La faute aux "politiciens à Erbil et Bagdad qui se sont affrontés pour le contrôle du pétrole", a affirmé Himen Chouani, 65 ans, parti avec sa famille: "Les victimes, c'est nous, les habitants de Kirkouk".

La police a pourtant assuré que la situation était stable et appelé les habitants partis à revenir.

Depuis dimanche, l'armée irakienne a donc repris plusieurs zones et infrastructures de la province de Kirkouk, dont les Kurdes s'étaient emparés en 2014 dans le chaos né de la percée fulgurante de l'organisation djihadiste Etat islamique (EI).

Dans son point de presse lundi, le colonel Rob Manning, porte-parole du Pentagone, a confirmé qu'il y avait des soldats américains des deux côtés "dans la région de Kirkouk". Mais il a assuré que la reprise de Kirkouk s'était faite "par des mouvements coordonnés, et non des attaques".

A l'exception de tirs d'artillerie dans la nuit, la progression des forces gouvernementales irakiennes a de fait été facilitée par le retrait des combattants kurdes (peshmergas) de l'Union patriotique du Kurdistan (UPK).

Cette offensive a fait éclater au grand jour la crise qui couvait entre le Parti démocratique du Kurdistan (PDK) de Massoud Barzani, l'initiateur du référendum d'indépendance, et l'UPK, qui préférait engager des négociations avec Bagdad sous l'égide de l'ONU.

Le sud de la province de Kirkouk était jusqu'alors tenu par des peshmergas affiliés à l'UPK, tandis que le PDK contrôlait le nord et l'est.

Conseiller du président Barzani, Hemin Hawrami a dénoncé sur Twitter des "problèmes internes et des accords ambigus" qui ont mené "des commandants à ordonner à leurs peshmergas de quitter leurs positions".

Les peshmergas insultés

Des vidéos ont montré des convois de peshmergas de l'UPK abandonnant leurs positions sous les crachats et les jets de pierre d'habitants.

Pour le Premier ministre Haider al-Abadi, le référendum kurde du 25 septembre avait créé un "risque de partition" de l'Irak et il était de son "devoir constitutionnel (...) d'imposer la sécurité et l'autorité fédérale" à Kirkouk.

Tôt lundi matin, le Commandement conjoint des opérations (JOC), qui regroupe les forces irakiennes engagées, a annoncé la reprise de "la base militaire K1", la plus importante de la province de Kirkouk.
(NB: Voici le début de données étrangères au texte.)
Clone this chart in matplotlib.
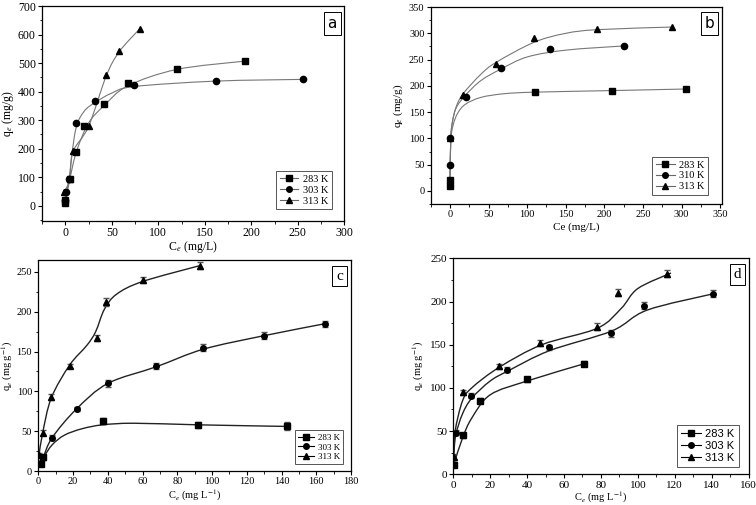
import numpy as np
import matplotlib.pyplot as plt
from matplotlib.path import Path
from matplotlib.patches import PathPatch
from matplotlib.ticker import AutoMinorLocator
from matplotlib.lines import Line2D

plt.rcParams['font.family'] = ['Liberation Serif', 'DejaVu Serif']
plt.rcParams['mathtext.fontset'] = 'stix'

LABELS_A = ["283 K", "303 K", "313 K"]
LABELS_B = ["283 K", "310 K", "313 K"]
MARKERS = ["s", "o", "^"]

# ---- panel a: measured points ----
a_x = [[0, 0, 5, 12, 20, 42, 67, 120, 193],
       [0, 1, 4, 11, 32, 74, 162, 256],
       [-1, 5, 8, 25, 44, 58, 80]]
a_y = [[10, 20, 95, 188, 280, 358, 432, 480, 507],
       [20, 48, 95, 290, 368, 425, 437, 443],
       [50, 95, 192, 278, 458, 543, 620]]
# panel a: fitted curves
a_fx = [[0, 5, 12, 25, 42, 67, 120, 193],
        [0, 4, 11, 20, 32, 50, 74, 162, 256],
        [-1, 5, 8, 25, 44, 58, 80]]
a_fy = [[10, 95, 190, 290, 352, 420, 478, 507],
        [20, 95, 265, 330, 362, 395, 418, 437, 443],
        [50, 95, 188, 278, 455, 540, 620]]

# ---- panel b ----
b_x = [[0, 0, 110, 210, 306],
       [0, 0, 21, 66, 129, 225],
       [0, 17, 59, 109, 191, 288]]
b_y = [[10, 20, 189, 190, 194],
       [50, 100, 179, 234, 271, 276],
       [100, 183, 241, 291, 309, 312]]
b_fx = [[0, 1, 4, 10, 20, 40, 70, 110, 210, 306],
        [0, 1, 3, 8, 20, 40, 66, 100, 150, 225],
        [0, 1, 3, 8, 17, 40, 60, 109, 150, 191, 288]]
b_fy = [[20, 95, 125, 148, 165, 178, 185, 188, 191, 194],
        [20, 100, 130, 158, 182, 210, 232, 255, 268, 276],
        [20, 100, 130, 160, 185, 222, 245, 283, 300, 307, 312]]

# ---- panel c ----
c_x = [[1.3, 2.8, 37, 92, 143],
       [1.3, 2.8, 8, 22, 40, 68, 95, 130, 165],
       [0.4, 2.5, 7.5, 18, 34, 39, 60, 93]]
c_y = [[9, 17, 63, 58, 57],
       [10, 17, 42, 78, 110, 132, 155, 170, 185],
       [20, 48, 93, 132, 167, 212, 240, 258]]
c_err = [[3, 3, 4, 4, 5],
         [3, 3, 3, 3, 4, 4, 4, 4, 4],
         [3, 3, 4, 3, 4, 5, 4, 4]]
c_fx = [[1.3, 3, 8, 15, 25, 37, 55, 92, 143],
        [1.3, 2.8, 8, 22, 40, 68, 95, 130, 165],
        [0.4, 2.5, 7.5, 18, 28, 33, 38, 45, 60, 93]]
c_fy = [[8, 17, 33, 45, 53, 58, 60, 58, 56],
        [10, 17, 42, 78, 110, 131, 153, 170, 185],
        [20, 48, 92, 133, 158, 175, 203, 222, 238, 258]]

# ---- panel d ----
d_x = [[0.2, 5.4, 14.6, 39.8, 70.7],
       [1.25, 9.8, 29.3, 51.8, 85.7, 103.4, 140.7],
       [0.3, 5.2, 24.6, 47.1, 77.9, 89.5, 115.9]]
d_y = [[11, 45, 85, 110, 128],
       [48, 91, 121, 147, 163, 195, 209],
       [20, 95, 125, 152, 171, 210, 232]]
d_err = [[3, 3, 3, 3, 3],
         [3, 3, 3, 3, 4, 4, 4],
         [3, 3, 3, 3, 4, 4, 4]]
d_fx = [[0.2, 5, 10, 20, 40, 71],
        [0.2, 1.3, 5, 10, 20, 30, 52, 86, 105, 141],
        [0.2, 1, 5, 10, 25, 48, 78, 91, 100, 118]]
d_fy = [[11, 42, 65, 92, 108, 128],
        [20, 45, 70, 88, 108, 120, 143, 166, 190, 209],
        [20, 50, 85, 100, 124, 150, 169, 192, 215, 233]]


def smooth_curve(ax, xs, ys, color, lw):
    # Catmull-Rom spline drawn as a cubic bezier path in data coordinates
    pts = np.column_stack([xs, ys]).astype(float)
    p = np.vstack([pts[0], pts, pts[-1]])
    verts = [tuple(pts[0])]
    codes = [Path.MOVETO]
    for i in range(1, len(p) - 2):
        p0, p1, p2, p3 = p[i - 1], p[i], p[i + 1], p[i + 2]
        c1 = p1 + (p2 - p0) / 6.0
        c2 = p2 - (p3 - p1) / 6.0
        verts += [tuple(c1), tuple(c2), tuple(p2)]
        codes += [Path.CURVE4] * 3
    ax.add_patch(PathPatch(Path(verts, codes), fill=False, edgecolor=color, lw=lw))


def style_axes(ax, tag, tag_font, tick_size):
    ax.xaxis.set_minor_locator(AutoMinorLocator(2))
    ax.yaxis.set_minor_locator(AutoMinorLocator(2))
    ax.tick_params(which='major', direction='out', length=3, width=0.8,
                   labelsize=tick_size, pad=1.5, top=False, right=False)
    ax.tick_params(which='minor', direction='out', length=1.8, width=0.6,
                   top=False, right=False)
    for s in ax.spines.values():
        s.set_linewidth(0.9)
    ax.text(0.975, 0.955, tag, transform=ax.transAxes, ha='right', va='top',
            fontsize=11, family=tag_font,
            bbox=dict(boxstyle='square,pad=0.25', fc='white', ec='black', lw=0.7))


def set_labels(ax, xl, yl, size, xpad, ypad):
    ax.set_xlabel(xl, fontsize=size, labelpad=xpad)
    ax.set_ylabel(yl, fontsize=size, labelpad=ypad)


def add_legend(ax, labels, line_color, font, size, loc_anchor):
    handles = [Line2D([], [], color=line_color, marker=m, ms=4, lw=0.8,
                      mfc='black', mec='black')
               for m in MARKERS]
    leg = ax.legend(handles, labels, loc='lower right', bbox_to_anchor=loc_anchor,
                    fancybox=False, framealpha=1, edgecolor='#555555',
                    prop={'family': font, 'size': size}, handlelength=1.8,
                    handletextpad=0.4, labelspacing=0.15, borderpad=0.35)
    leg.get_frame().set_linewidth(0.7)


fig = plt.figure(figsize=(7.56, 5.05), dpi=100)

# panel a
ax = fig.add_axes([0.0556, 0.5624, 0.400, 0.4257])
for i in range(3):
    smooth_curve(ax, a_fx[i], a_fy[i], '#777777', 0.8)
    ax.plot(a_x[i], a_y[i], ls='none', marker=MARKERS[i], ms=4.5, color='black')
ax.set_xlim(-25, 300)
ax.set_ylim(-53, 700)
ax.set_xticks(np.arange(0, 301, 50))
ax.set_yticks(np.arange(0, 701, 100))
style_axes(ax, 'a', 'DejaVu Sans', 8.5)
set_labels(ax, r'C$_e$ (mg/L)', r'q$_e$ (mg/g)', 8.5, 0, 1)
add_legend(ax, LABELS_A, '#666666', 'Liberation Serif', 7.5, (0.975, 0.03))

# panel b
ax = fig.add_axes([0.5697, 0.596, 0.385, 0.390])
for i in range(3):
    smooth_curve(ax, b_fx[i], b_fy[i], '#777777', 0.8)
    ax.plot(b_x[i], b_y[i], ls='none', marker=MARKERS[i], ms=4.5, color='black')
ax.set_xlim(-25, 352)
ax.set_ylim(-25, 350)
ax.set_xticks(np.arange(0, 351, 50))
ax.set_yticks(np.arange(0, 351, 50))
style_axes(ax, 'b', 'DejaVu Sans', 7.5)
set_labels(ax, 'Ce (mg/L)', r'q$_e$ (mg/g)', 8, 2, 3)
add_legend(ax, LABELS_B, '#666666', 'Liberation Serif', 7.5, (0.97, 0.02))

# panel c
ax = fig.add_axes([0.0507, 0.0673, 0.4136, 0.4178])
for i in range(3):
    smooth_curve(ax, c_fx[i], c_fy[i], '#222222', 1.0)
    ax.errorbar(c_x[i], c_y[i], yerr=c_err[i], ls='none', marker=MARKERS[i],
                ms=4, color='black', ecolor='#555555', elinewidth=0.7, capsize=2)
ax.set_xlim(0, 180)
ax.set_ylim(0, 265)
ax.set_xticks(np.arange(0, 181, 20))
ax.set_yticks(np.arange(0, 251, 50))
style_axes(ax, 'c', 'Liberation Serif', 7.5)
set_labels(ax, r'C$_e$ (mg L$^{-1}$)', r'q$_e$ (mg g$^{-1}$)', 7.5, 1, 1)
add_legend(ax, LABELS_A, 'black', 'Liberation Serif', 6.5, (0.99, 0.01))

# panel d
ax = fig.add_axes([0.5996, 0.0608, 0.3905, 0.4277])
for i in range(3):
    smooth_curve(ax, d_fx[i], d_fy[i], '#222222', 1.0)
    ax.errorbar(d_x[i], d_y[i], yerr=d_err[i], ls='none', marker=MARKERS[i],
                ms=4, color='black', ecolor='#555555', elinewidth=0.7, capsize=2)
ax.set_xlim(0, 160)
ax.set_ylim(0, 250)
ax.set_xticks(np.arange(0, 161, 20))
ax.set_yticks(np.arange(0, 251, 50))
style_axes(ax, 'd', 'Liberation Serif', 8)
set_labels(ax, r'C$_e$ (mg L$^{-1}$)', r'q$_e$ (mg g$^{-1}$)', 7.5, 0, 3)
add_legend(ax, LABELS_A, 'black', 'Liberation Sans', 8, (0.985, 0.01))

fig.savefig('out.png', dpi=100)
En 2014, les peshmergas avaient pris cette base, obligeant les soldats à livrer armes et uniformes.

Selon le JOC, les forces irakiennes ont ensuite "pris le contrôle de l'aéroport militaire de Kirkouk", "du quartier général de la North Oil Compagny" (NOC) --institution publique en charge du pétrole-- et "du champ pétrolier de Baba Gargar".

Les combattants kurdes ne contrôlent plus que cinq des six champs pétroliers de la région de Kirkouk, qui fournissent 340.000 des 550.000 barils par jour (b/j) qu'exporte en moyenne le Kurdistan irakien, contre l'avis de Bagdad.

Le pompage des deux principaux champs --Havana et Bay Hassan-- a cependant cessé lundi après-midi, selon un haut responsable du ministère irakien du Pétrole, les "techniciens kurdes ayant quitté les puits avant l'arrivée des forces irakiennes".